家でひたすらWONKの音源をヘビーローテーションする日中。天気はよろしい。昨日、根津で食べた芹が、じつに美味しくて、ああ芹いいなあ、ということで、芹含む湯豆腐の具材を買いにいったら、魚売場にアナゴが売っていて、これ、白焼きにしてみるか、白焼きも美味いよねえ、安いし買ってみますかと言って、500円弱の半身を買う。


家に帰ってアナゴの調理方法を調べてみたら、思ったより面倒くさそう。単にグリルで焼けばいいってものではないのだ。まず包丁でぬめりを落とし、塩揉み洗いして、水気をとって串に刺して、熱湯で湯引きして、そのあと表面だけ火に炙ってできあがりだ。それだけといえばそれだけだが、いやけっこう面倒くさいでしょ、でもやるしかないとなって、とりあえず頑張った。


道具としては、まあ当然ながらバーナーは無いので、そう上手くは炙れない。だからガスコンロ上に網を置いて加熱するわけだが、知ってる人も多いと思うけど、昨今販売されているガステーブルはSiセンサーなる安全装置がもれなく必ず装備されている。うちは使っていたガステーブルが老朽化したために二、三年前に買い換えたのだが、そしたらそれがSiセンサー付きで、今やそれが付いてない製品というのは基本的に販売してないらしい。
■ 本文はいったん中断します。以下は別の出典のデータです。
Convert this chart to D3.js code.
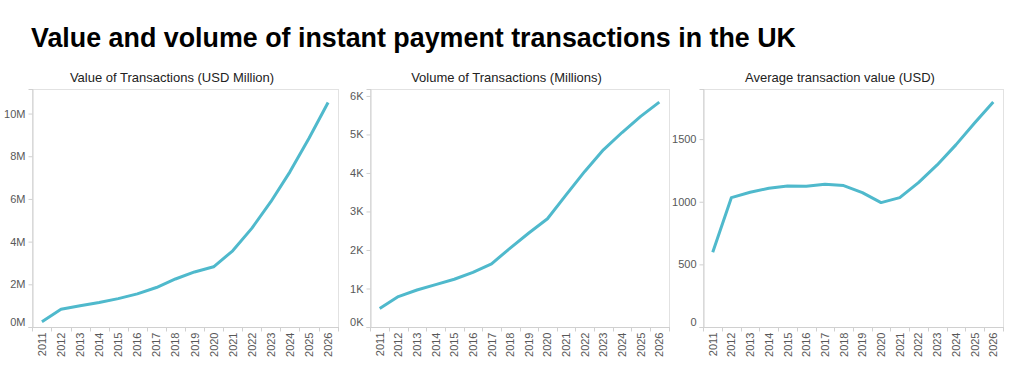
<!DOCTYPE html>
<html>
<head>
<meta charset="utf-8">
<script src="https://cdn.jsdelivr.net/npm/d3@7"></script>
<style>
  html, body { margin: 0; padding: 0; background: #fff; }
  svg { display: block; font-family: Arial, "Liberation Sans", sans-serif; }
</style>
</head>
<body>
<svg id="chart"></svg>
<script>
const W = 1024;
const H = 369;

// ── Data ──────────────────────────────────────────────────────────────────────

const YEARS = d3.range(2011, 2027).map(String);

// USD million
const VALUE = [0.25e6, 0.83e6, 1.0e6, 1.15e6, 1.33e6, 1.55e6, 1.85e6, 2.25e6,
               2.58e6, 2.82e6, 3.57e6, 4.62e6, 5.87e6, 7.27e6, 8.84e6, 10.52e6];

// millions of transactions
const VOLUME = [480, 790, 960, 1100, 1240, 1420, 1640, 2050,
                2440, 2810, 3430, 4040, 4600, 5050, 5470, 5840];

// USD per transaction
const AVERAGE = [596, 1033, 1076, 1108, 1126, 1124, 1140, 1129,
                 1073, 993, 1033, 1153, 1294, 1454, 1628, 1796];

const VALUE_TICKS   = [0, 2e6, 4e6, 6e6, 8e6, 10e6];
const VOLUME_TICKS  = [0, 1000, 2000, 3000, 4000, 5000, 6000];
const AVERAGE_TICKS = [0, 500, 1000, 1500];

const PANELS = [
  { title: 'Value of Transactions (USD Million)', data: VALUE,   max: 11.15e6, ticks: VALUE_TICKS,
    fmt: v => (v / 1e6) + 'M', x0: 32,  x1: 338 },
  { title: 'Volume of Transactions (Millions)',   data: VOLUME,  max: 6180,    ticks: VOLUME_TICKS,
    fmt: v => (v / 1000) + 'K', x0: 370, x1: 669 },
  { title: 'Average transaction value (USD)',     data: AVERAGE, max: 1900,    ticks: AVERAGE_TICKS,
    fmt: v => String(v), x0: 703, x1: 1003 },
];

const LINE_COLOR  = '#4fb9cc';
const FRAME_COLOR = '#e2e2e2';
const AXIS_COLOR  = '#d0d0d0';
const TEXT_COLOR  = '#585858';

const TOP = 89;
const BOTTOM = 327;

// ── SVG ───────────────────────────────────────────────────────────────────────

const svg = d3.select('#chart').attr('width', W).attr('height', H);

svg.append('text')
  .attr('x', 31).attr('y', 47)
  .attr('font-size', 28).attr('font-weight', 'bold').attr('fill', '#000')
  .attr('textLength', 765).attr('lengthAdjust', 'spacingAndGlyphs')
  .text('Value and volume of instant payment transactions in the UK');

PANELS.forEach(p => {
  const x = d3.scaleBand().domain(YEARS).range([p.x0, p.x1]).paddingInner(0).paddingOuter(0.02);
  const y = d3.scaleLinear().domain([0, p.max]).range([BOTTOM, TOP]);
  const g = svg.append('g');

  // frame
  g.append('rect')
    .attr('x', p.x0 + 0.5).attr('y', TOP + 0.5)
    .attr('width', p.x1 - p.x0).attr('height', BOTTOM - TOP)
    .attr('fill', 'none').attr('stroke', FRAME_COLOR);

  // panel title
  g.append('text')
    .attr('x', (p.x0 + p.x1) / 2 - 13).attr('y', 82)
    .attr('text-anchor', 'middle').attr('font-size', 13).attr('fill', '#222')
    .text(p.title);

  // y axis
  const yAxis = g.append('g')
    .attr('transform', `translate(${p.x0 + 0.5},0)`)
    .call(d3.axisLeft(y).tickValues(p.ticks).tickFormat(p.fmt).tickSize(4).tickPadding(3));
  yAxis.select('.domain').attr('stroke', AXIS_COLOR);
  yAxis.selectAll('.tick line').attr('stroke', AXIS_COLOR);
  yAxis.selectAll('.tick text')
    .attr('font-size', 11).attr('fill', TEXT_COLOR).attr('font-family', null)
    .attr('dy', v => v === 0 ? '-0.1em' : '0.32em');

  // x axis with ticks at category boundaries
  const xAxis = g.append('g').attr('transform', `translate(0,${BOTTOM + 0.5})`);
  xAxis.append('line')
    .attr('x1', p.x0).attr('x2', p.x1 + 1)
    .attr('stroke', AXIS_COLOR);
  const bounds = YEARS.map(d => x(d)).concat([x(YEARS[YEARS.length - 1]) + x.bandwidth()]);
  xAxis.selectAll('line.tick').data(bounds).join('line')
    .attr('class', 'tick')
    .attr('x1', d => Math.round(d) + 0.5).attr('x2', d => Math.round(d) + 0.5)
    .attr('y1', 0).attr('y2', 4)
    .attr('stroke', AXIS_COLOR);
  xAxis.selectAll('text').data(YEARS).join('text')
    .attr('transform', d => `translate(${x(d) + x.bandwidth() / 2 + 4},5) rotate(-90)`)
    .attr('text-anchor', 'end')
    .attr('font-size', 11).attr('fill', TEXT_COLOR)
    .text(d => d);

  // line
  const line = d3.line()
    .x((d, i) => x(YEARS[i]) + x.bandwidth() / 2)
    .y(d => y(d));
  g.append('path')
    .datum(p.data)
    .attr('d', line)
    .attr('fill', 'none')
    .attr('stroke', LINE_COLOR)
    .attr('stroke-width', 3)
    .attr('stroke-linejoin', 'round');
});
</script>
</body>
</html>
で、それが付いてるとどうなるのかというと、過加熱防止、立消え防止みたいな、要するに火の点いてる箇所の温度が一定以上高くなると、ガスが自動的に消えてしまう。したがって鍋に火をかけたまま放置しても、空焚きになってもちゃんと火が消えて安心ですよ、というものだが、これが場合によってはじつに不便で、まず直火でものを焼くということがほぼ不可能になった。干物とか、ある種の野菜とか、焼き鳥だの串焼きだのでもそうだが、いわゆるグリエしたい場合に、今のガステーブルではまず不可能なのだ。あっという間に安全装置が効いてしまうのだ。やってみるとわかるがこんなに不便というか理不尽なことはない。何度も何度も火をつけ直して何とか熱を加えようとしてもほぼ無駄である。悪いけど本気で違法改造したくなるレベルだ。これ、もっと世間で大騒ぎにならないのが不思議なくらいに思っているのだが、どうなんだろうか。


という事で悲しいくらいの根気と時間をかけて、湯引き&蒸し済みのアナゴ表面にかすかな焼色を付けた。こりゃなかなか苦労が多くて、ちょっと家でやるのはしんどいなと思ったのだが、出来上がったものは予想を越えた美味しさに仕上がっており、すげーこれ美味しいー、と騒いで狂喜した。日本酒との相性が、すばらしすぎる。ある意味、お店で注文するやつに匹敵する、いやもしかしたら超えてる。こんなに美味しいなら、もっと買ってきたら良かったとか、御徒町の吉池ならもっとデカイのがあるかもとか、さっきまでの苦労を忘れていい気になった発言をくりかえした。


そしてもちろん、芹も美味しい。芹だの春菊だのほうれん草だののお浸しだとか鍋だとか、なんでそんなものをこれほど美味いと思うのか、つくづく不思議だ。子供の頃は、あんなもの人間の食べるものじゃないとか、心から思っていたのになあ。


三宅さん東京来るといいのに。どうなるのかまだわからないが、会えたら嬉しい。楽しみだ。